* **TASK OBJECTIVE**
Starting at the first line of the listing below, repeat each line exactly until the line containing "from bokeh.resources import INLINE", which you include. Leave out pictures.
____________________
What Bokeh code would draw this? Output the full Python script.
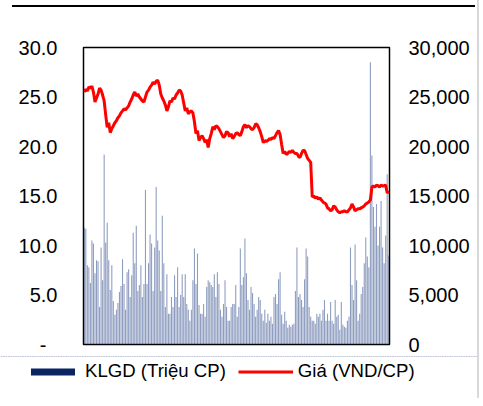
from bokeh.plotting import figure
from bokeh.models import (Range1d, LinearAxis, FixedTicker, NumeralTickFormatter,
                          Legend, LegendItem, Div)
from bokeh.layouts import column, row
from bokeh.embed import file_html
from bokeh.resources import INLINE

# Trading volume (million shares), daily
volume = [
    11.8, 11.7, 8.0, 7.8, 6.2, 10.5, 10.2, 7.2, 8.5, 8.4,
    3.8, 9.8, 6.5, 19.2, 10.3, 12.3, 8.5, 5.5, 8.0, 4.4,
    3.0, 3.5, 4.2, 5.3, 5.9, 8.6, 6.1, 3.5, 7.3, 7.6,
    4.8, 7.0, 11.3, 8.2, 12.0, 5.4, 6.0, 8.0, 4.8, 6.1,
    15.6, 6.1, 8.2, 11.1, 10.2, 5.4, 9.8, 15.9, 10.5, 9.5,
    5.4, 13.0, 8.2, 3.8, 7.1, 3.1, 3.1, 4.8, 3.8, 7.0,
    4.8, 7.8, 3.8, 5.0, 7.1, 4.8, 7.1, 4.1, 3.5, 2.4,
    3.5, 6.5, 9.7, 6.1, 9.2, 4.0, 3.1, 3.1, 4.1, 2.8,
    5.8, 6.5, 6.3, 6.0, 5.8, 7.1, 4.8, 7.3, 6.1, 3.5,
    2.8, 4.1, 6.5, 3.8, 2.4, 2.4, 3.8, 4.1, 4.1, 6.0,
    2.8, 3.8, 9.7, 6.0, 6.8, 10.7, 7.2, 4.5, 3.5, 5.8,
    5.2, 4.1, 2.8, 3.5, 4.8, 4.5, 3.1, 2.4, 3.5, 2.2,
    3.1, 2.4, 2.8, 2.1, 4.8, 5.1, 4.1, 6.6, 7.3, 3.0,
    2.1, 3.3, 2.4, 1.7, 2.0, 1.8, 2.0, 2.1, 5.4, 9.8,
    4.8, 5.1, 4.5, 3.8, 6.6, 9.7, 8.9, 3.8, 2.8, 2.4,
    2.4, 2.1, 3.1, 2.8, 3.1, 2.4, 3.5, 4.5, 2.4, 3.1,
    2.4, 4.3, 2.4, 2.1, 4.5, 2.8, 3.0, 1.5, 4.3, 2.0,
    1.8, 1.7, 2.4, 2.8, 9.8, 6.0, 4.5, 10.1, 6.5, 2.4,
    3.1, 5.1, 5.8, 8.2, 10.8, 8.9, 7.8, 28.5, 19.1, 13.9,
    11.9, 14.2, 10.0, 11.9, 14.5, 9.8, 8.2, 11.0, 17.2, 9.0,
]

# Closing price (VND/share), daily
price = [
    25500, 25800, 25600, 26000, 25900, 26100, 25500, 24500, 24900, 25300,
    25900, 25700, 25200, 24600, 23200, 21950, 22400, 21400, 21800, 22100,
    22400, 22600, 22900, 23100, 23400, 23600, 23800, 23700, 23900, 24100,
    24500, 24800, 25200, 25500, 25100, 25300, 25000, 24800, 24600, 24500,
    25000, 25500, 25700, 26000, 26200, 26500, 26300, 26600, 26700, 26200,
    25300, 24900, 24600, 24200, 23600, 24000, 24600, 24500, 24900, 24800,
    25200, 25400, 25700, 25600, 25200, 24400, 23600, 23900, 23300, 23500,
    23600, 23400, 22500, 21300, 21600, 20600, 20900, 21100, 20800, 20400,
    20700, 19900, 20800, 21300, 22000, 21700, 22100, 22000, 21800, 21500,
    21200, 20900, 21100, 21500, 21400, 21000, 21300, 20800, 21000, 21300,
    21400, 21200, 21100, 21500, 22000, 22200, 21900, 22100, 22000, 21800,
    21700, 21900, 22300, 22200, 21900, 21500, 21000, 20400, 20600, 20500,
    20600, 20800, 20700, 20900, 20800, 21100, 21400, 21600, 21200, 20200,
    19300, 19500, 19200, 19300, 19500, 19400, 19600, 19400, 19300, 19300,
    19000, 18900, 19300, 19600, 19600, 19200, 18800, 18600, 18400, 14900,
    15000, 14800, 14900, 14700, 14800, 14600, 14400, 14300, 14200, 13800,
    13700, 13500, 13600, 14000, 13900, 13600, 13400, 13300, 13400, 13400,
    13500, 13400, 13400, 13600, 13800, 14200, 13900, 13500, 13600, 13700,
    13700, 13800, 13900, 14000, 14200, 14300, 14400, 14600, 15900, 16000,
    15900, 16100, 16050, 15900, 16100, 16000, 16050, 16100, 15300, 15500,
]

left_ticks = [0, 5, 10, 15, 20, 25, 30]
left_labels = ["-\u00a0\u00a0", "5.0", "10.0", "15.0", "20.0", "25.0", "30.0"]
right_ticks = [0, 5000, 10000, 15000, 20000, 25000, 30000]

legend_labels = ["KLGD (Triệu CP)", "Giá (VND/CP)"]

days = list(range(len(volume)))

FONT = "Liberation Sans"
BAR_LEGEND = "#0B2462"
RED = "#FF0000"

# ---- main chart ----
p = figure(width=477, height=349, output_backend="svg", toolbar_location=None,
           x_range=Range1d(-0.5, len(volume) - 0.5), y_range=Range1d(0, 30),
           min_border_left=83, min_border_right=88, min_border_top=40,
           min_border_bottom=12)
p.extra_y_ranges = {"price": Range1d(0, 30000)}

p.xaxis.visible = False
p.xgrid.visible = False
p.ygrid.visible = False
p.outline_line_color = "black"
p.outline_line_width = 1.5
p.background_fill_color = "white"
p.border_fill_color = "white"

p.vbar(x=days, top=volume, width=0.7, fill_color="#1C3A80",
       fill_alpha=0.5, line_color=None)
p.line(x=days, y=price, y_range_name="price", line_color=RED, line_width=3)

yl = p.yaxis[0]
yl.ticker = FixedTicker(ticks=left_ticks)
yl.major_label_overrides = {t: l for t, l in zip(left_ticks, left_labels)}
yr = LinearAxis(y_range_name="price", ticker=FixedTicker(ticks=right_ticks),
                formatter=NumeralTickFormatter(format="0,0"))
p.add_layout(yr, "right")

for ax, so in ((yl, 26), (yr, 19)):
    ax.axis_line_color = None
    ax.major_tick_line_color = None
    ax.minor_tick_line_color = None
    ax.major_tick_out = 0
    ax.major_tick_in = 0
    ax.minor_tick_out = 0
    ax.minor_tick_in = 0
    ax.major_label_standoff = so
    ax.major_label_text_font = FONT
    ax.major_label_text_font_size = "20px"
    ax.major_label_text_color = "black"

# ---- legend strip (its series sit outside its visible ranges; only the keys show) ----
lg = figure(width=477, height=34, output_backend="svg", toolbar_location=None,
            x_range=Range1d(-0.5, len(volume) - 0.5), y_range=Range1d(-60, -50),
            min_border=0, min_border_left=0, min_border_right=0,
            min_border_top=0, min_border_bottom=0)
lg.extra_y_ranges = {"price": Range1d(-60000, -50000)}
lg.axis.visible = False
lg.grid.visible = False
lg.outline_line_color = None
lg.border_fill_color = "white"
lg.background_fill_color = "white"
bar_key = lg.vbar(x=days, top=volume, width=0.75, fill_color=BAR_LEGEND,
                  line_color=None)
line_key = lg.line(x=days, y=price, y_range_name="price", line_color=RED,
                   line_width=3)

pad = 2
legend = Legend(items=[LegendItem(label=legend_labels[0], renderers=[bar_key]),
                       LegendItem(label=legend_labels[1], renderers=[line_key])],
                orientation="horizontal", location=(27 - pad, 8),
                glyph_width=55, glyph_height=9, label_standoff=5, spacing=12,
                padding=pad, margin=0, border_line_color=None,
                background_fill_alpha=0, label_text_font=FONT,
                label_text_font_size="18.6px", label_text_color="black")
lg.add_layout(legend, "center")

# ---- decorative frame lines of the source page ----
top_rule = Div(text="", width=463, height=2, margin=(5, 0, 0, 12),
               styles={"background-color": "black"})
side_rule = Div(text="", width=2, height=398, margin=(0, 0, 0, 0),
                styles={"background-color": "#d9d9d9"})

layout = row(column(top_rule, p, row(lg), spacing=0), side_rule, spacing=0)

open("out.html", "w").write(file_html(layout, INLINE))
____________________
* **WRITTEN RESPONSE**
What Bokeh code would draw this? Output the full Python script.
from bokeh.plotting import figure
from bokeh.models import (Range1d, LinearAxis, FixedTicker, NumeralTickFormatter,
                          Legend, LegendItem, Div)
from bokeh.layouts import column, row
from bokeh.embed import file_html
from bokeh.resources import INLINE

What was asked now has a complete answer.